Google + will fizzle.
A music celebrity will die at the age of 27.
Two major auto companies will announce a merger.
 
2012 is a leap year. Hence there are 366 calendar days in that year.

Yes I know. However the Earth revolves around the Sun. Imagine if the Earth did not rotate. The stars would face the same direction all year round. However you would also have one day a year. If the same side of the Earth faced the Sun (as the moon does to the Earth) then there would be zero days, you would be able to see different stars throughout the year and the Earth would rotate once per year (with respect to the stars). Returning to reality, in fact the Earth will rotate 367 days in 2012.

Sorry for derailing this thread with Science.
 
Spontaneous human combustion will finally be demonstrated in adolescent females, when teen pop sensation Justin Bieber is announced to co-star alongside Robert Pattinson in a controversial Twilight prequel titled "Bilight - Edward's Confused Years".
 
Yes I know. However the Earth revolves around the Sun. Imagine if the Earth did not rotate.
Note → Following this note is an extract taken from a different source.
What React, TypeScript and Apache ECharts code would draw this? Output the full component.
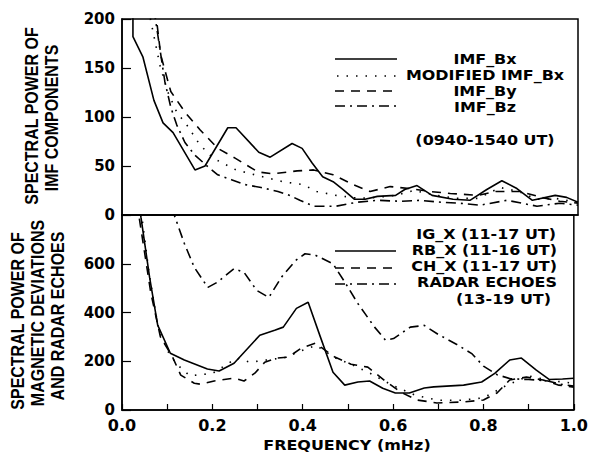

The stars would face the same direction all year round. However you would also have one day a year. If the same side of the Earth faced the Sun (as the moon does to the Earth) then there would be zero days, you would be able to see different stars throughout the year and the Earth would rotate once per year (with respect to the stars). Returning to reality, in fact the Earth will rotate 367 days in 2012.

Sorry for derailing this thread with Science.

Nothing to apologise for. It's a bit like the end of Around the World in 80 days when they realise that having circumnavigated the world and crossed the date line, they've experienced one extra day than has been seen in London.